═══ Information supplied ═══

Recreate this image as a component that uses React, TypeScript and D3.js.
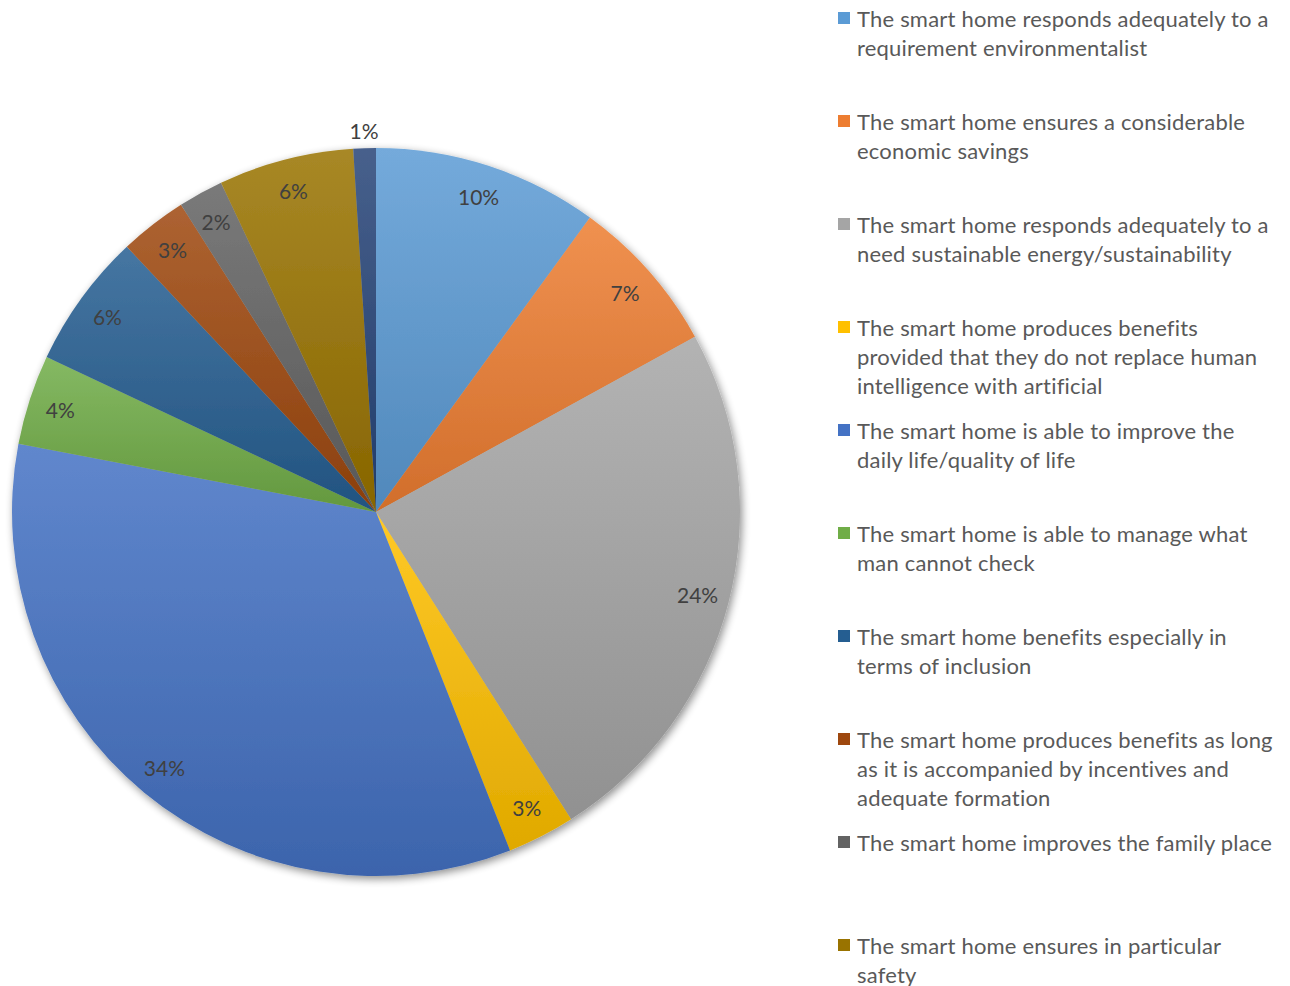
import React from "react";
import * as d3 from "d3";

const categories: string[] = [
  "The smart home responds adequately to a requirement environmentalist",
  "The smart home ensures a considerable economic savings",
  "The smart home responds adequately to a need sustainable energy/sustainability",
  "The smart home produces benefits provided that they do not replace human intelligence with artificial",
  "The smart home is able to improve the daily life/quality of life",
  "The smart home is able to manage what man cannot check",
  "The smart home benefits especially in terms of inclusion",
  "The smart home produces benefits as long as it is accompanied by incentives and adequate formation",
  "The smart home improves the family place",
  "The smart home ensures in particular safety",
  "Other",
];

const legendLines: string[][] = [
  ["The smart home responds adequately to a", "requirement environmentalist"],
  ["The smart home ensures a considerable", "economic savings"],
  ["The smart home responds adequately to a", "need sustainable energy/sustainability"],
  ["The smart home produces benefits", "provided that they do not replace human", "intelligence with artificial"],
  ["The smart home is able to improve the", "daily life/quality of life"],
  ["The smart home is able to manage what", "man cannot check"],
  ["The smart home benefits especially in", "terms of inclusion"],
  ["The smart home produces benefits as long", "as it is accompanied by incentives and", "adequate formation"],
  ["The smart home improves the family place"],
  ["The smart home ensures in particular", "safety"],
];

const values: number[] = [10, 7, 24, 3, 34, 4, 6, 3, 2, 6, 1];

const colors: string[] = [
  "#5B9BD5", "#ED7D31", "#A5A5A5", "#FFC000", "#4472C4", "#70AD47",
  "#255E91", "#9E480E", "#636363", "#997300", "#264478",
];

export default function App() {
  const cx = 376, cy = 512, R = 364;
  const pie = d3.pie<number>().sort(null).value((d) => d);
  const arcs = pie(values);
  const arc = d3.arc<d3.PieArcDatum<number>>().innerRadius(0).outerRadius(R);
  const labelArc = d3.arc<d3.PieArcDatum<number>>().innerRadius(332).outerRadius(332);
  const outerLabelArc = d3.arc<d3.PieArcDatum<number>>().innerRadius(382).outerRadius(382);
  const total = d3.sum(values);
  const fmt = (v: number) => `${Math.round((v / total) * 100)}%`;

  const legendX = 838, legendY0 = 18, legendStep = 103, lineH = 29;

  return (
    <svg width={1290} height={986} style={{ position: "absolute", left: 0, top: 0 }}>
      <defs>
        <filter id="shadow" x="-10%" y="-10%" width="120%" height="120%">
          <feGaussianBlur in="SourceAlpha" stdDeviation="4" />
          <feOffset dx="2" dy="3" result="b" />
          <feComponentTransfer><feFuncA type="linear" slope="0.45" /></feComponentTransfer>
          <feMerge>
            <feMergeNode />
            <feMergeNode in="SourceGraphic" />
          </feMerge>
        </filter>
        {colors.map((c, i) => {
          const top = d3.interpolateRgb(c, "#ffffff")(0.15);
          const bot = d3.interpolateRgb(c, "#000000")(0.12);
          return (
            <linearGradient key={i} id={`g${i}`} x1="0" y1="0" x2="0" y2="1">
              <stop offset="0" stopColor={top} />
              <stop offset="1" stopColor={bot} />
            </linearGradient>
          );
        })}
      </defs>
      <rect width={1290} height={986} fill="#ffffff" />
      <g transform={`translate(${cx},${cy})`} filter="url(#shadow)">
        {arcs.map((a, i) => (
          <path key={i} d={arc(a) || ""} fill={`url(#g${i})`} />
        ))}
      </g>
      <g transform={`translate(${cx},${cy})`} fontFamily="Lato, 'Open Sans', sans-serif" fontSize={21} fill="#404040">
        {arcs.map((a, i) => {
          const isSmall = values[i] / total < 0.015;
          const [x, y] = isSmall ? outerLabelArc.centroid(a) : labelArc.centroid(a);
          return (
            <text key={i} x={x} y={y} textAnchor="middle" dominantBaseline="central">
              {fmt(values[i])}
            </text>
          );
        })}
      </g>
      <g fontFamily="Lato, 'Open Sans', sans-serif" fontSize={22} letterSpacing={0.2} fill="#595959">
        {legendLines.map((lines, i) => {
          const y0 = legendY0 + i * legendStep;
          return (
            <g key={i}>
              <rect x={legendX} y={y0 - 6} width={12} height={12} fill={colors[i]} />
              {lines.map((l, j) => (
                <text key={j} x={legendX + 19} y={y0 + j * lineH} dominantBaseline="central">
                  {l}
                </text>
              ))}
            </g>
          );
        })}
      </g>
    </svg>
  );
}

═══

## Task prompt
Leave out the pictures and repeat exactly the lines from the start of the material through the line that contains "import * as", both included.

## Written reply
Recreate this image as a component that uses React, TypeScript and D3.js.
import React from "react";
import * as d3 from "d3";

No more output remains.